OpenAI-compatible API¶

Added in v0.14.0.

riptide serve exposes a POST /v1/chat/completions endpoint that speaks the OpenAI chat-completions wire format — so any OpenAI SDK, LangChain, OpenWebUI, or curl client can point at riptide and get the full agentic graph (memory, swarm, tools, guardrails) behind a familiar API.

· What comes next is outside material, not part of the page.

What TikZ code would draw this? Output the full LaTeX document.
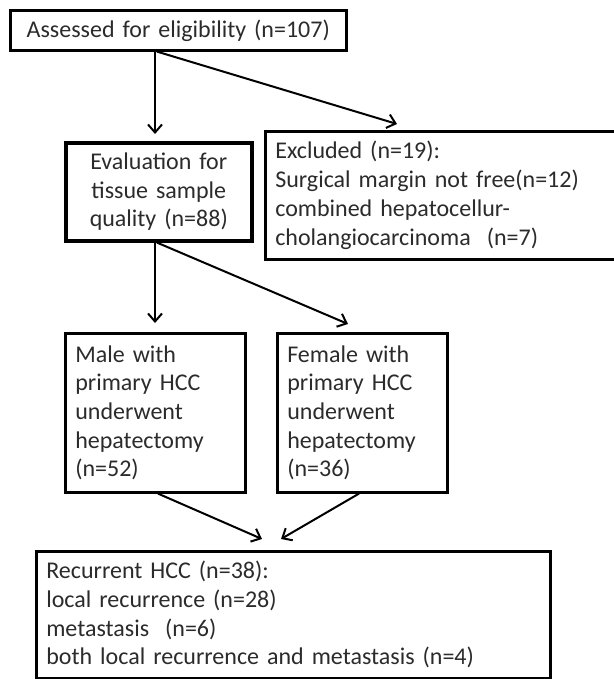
\documentclass[tikz,border=0pt]{standalone}
\usepackage{fontspec}
\setmainfont{Carlito}
\usetikzlibrary{arrows.meta,calc}
\definecolor{txt}{HTML}{2B2B2B}
\begin{document}
\begin{tikzpicture}[x=1pt,y=-1pt,
  box/.style={draw=black,line width=2.6pt,rectangle,inner xsep=10pt,inner ysep=0pt,
    text=txt,font=\fontsize{24}{28.7}\selectfont,anchor=north west,align=left},
  arr/.style={draw=black,line width=2pt,-{Straight Barb[length=8pt,width=14pt,line width=2pt]}}]
\useasboundingbox (0,0) rectangle (613,679);
\node[box,align=center,minimum width=336pt,minimum height=40pt,text width=316pt] (top) at (9,9) {Assessed for eligibility (n=107)};
\node[box,line width=3.6pt,align=center,minimum width=186pt,minimum height=98pt,text width=166pt] (eval) at (64,141) {Evaluation for\\tissue sample\\quality (n=88)};
\node[box,minimum width=352pt,minimum height=128pt,text width=332pt] (excl) at (264,130) {Excluded (n=19):\\Surgical margin not free(n=12)\\combined hepatocellur-\\cholangiocarcinoma\ \ (n=7)};
\node[box,minimum width=180pt,minimum height=159pt,text width=160pt] (male) at (64,332) {Male with\\primary HCC\\underwent\\hepatectomy\\(n=52)};
\node[box,minimum width=170pt,minimum height=159pt,text width=150pt] (female) at (276,332) {Female with\\primary HCC\\underwent\\hepatectomy\\(n=36)};
\node[box,minimum width=514pt,minimum height=127pt,text width=494pt] (bottom) at (35,550) {Recurrent HCC (n=38):\\local recurrence (n=28)\\metastasis\ \ (n=6)\\both local recurrence and metastasis (n=4)};
\draw[arr] ($(top.south west)+(146,0)$) -- ($(eval.north west)+(91,-7)$);
\draw[arr] ($(top.south west)+(148,0)$) -- ($(excl.north west)+(133,-6)$);
\draw[arr] ($(eval.south west)+(91,0)$) -- ($(male.north west)+(91,-9)$);
\draw[arr] ($(eval.south west)+(93,0)$) -- ($(female.north west)+(72,-8)$);
\draw[arr] ($(male.south west)+(94,0)$) -- ($(bottom.north west)+(227,-11)$);
\draw[arr] ($(female.south west)+(83,0)$) -- ($(bottom.north west)+(246,-11)$);
\end{tikzpicture}
\end{document}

The last message is the task; earlier user/assistant messages become the conversation history. stream=true returns chat.completion.chunk SSE deltas (terminated by data: [DONE]); otherwise a single chat.completion object.

OpenAI Python SDK¶

from openai import OpenAI

client = OpenAI(base_url="http://127.0.0.1:8000/v1", api_key="not-needed")
resp = client.chat.completions.create(
    model="riptide-watergraph",
    messages=[{"role": "user", "content": "What is 21 * 2?"}],
)
print(resp.choices[0].message.content)

For a real model behind the graph, configure a provider/key first (via the Studio Connections view or OPENAI_API_KEY + RIPTIDE_WATERGRAPH_MODEL).

curl¶

curl -s http://127.0.0.1:8000/v1/chat/completions \
  -H 'content-type: application/json' \
  -d '{"model":"demo","messages":[{"role":"user","content":"compute 21 * 2"}],"offline":true}'

{
  "id": "chatcmpl-…",
  "object": "chat.completion",
  "created": 1717000000,
  "model": "demo",
  "choices": [{"index": 0, "message": {"role": "assistant", "content": "…"}, "finish_reason": "stop"}],
  "usage": {"prompt_tokens": 0, "completion_tokens": 0, "total_tokens": 0}
}

Streaming¶

curl -N http://127.0.0.1:8000/v1/chat/completions \
  -H 'content-type: application/json' \
  -d '{"messages":[{"role":"user","content":"hello"}],"stream":true,"offline":true}'

emits data: {…chat.completion.chunk…} lines and a final data: [DONE].

Notes¶

offline: true is a riptide extension (not in the OpenAI schema) — it runs the deterministic DemoGateway, so the endpoint works with no API key (handy for tests and demos). Omit it to run against the configured model.
The endpoint is single-turn-per-call but carries history from the messages array, so a chat client's running transcript works as expected.
Supported request fields: messages, model, stream, temperature, top_p, max_tokens, tenant_id, offline. An over-budget tenant returns HTTP 402; empty messages returns 400.
The API is unauthenticated — keep it behind an auth proxy if exposed beyond localhost.